While few in number, C.F.O.’s represent a broad swath of the industry. The vehicles were created by funds of funds, which invest in hedge funds. Each C.F.O. includes stakes in dozens and sometimes hundreds of hedge funds with a variety of investment strategies.
Coast Asset Management, a $5.6 billion fund of funds in Santa Monica, Calif., created three C.F.O.’s in the last few years. The three vehicles raised a total of $1.85 billion, according to Dealogic, and they have a seven-year lock-up on the money. It was that lock-up that appealed to David E. Smith, the firm’s chief executive, who ran into trouble borrowing in 1998, after the collapse of the giant hedge fund Long Term Capital Management.

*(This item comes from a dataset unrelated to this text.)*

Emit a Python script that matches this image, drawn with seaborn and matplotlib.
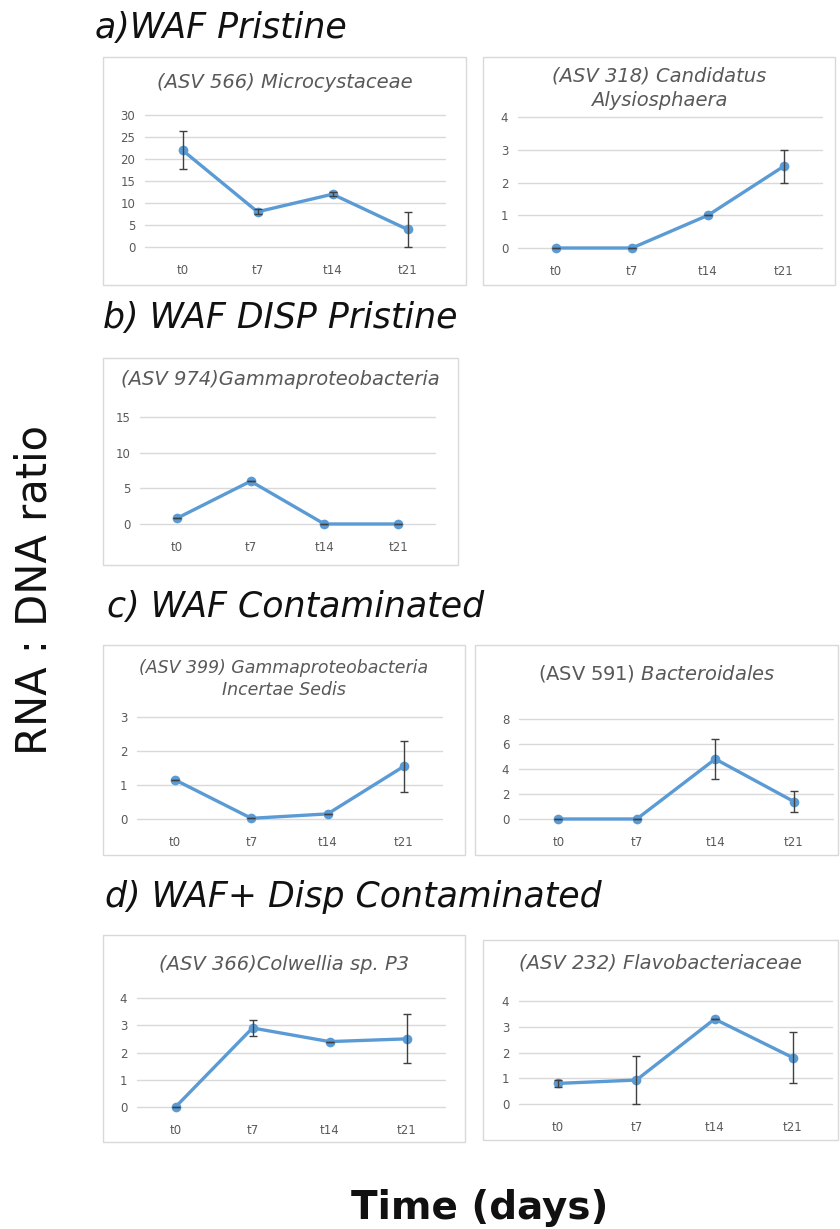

Coast executives said they were not particularly concerned about the C.F.O.’s, because they had not seen many hedge funds putting limits on redemptions, or “closing the gates,” as the industry calls it.
“It’s clearly been a very tough year for investors in general,” Mr. Smith said. “But I think hedge funds have done a good job of navigating very tough markets and don’t get the type of recognition that they should.”
Two of the C.F.O.’s put on watch or downgraded by the ratings agencies are run by two units of the British hedge fund Man Group. One is run by Glenwood Capital in Chicago, which saw its multi-strategy fund lose more than 4 percent through July, according to an investor. A spokesman for the funds declined to comment.
Returns are not in yet for September, but hedge fund managers say this month is even worse than the summer. Some funds were hurt by new rules from the Securities and Exchange Commission on short-selling, a tactic for betting against stock prices. The commission made it more difficult to short all stocks and temporarily banned the strategy in more than 800 financial stocks. In particular, this hurt convertible-bond managers, who often buy bonds that can be converted into shares and short the underlying stocks.
The short-selling ban lasts until Thursday evening, but it is widely expected to be extended.
John P. Rigas, the chief executive of Sciens Capital Management, knows firsthand how difficult it can be to get money out of troubled hedge funds. He spotted problems at Amaranth Advisors a year before that fund collapsed because of wrong-way bets in the energy markets, but it took him eight months to retrieve all of his fund of funds’ investment. Mr. Rigas’ firm runs a C.F.O. that is invested in 41 hedge funds, but he said he had put more than 25 percent of his funds’ capital into cash to weather the storm.
He predicts further liquidations in the industry.
“How can I say that the environment is not bad?” Mr. Rigas said. “It’s difficult with hedge funds because they are very fragile. By their nature they’re fragile instruments because investors can ask for their money.”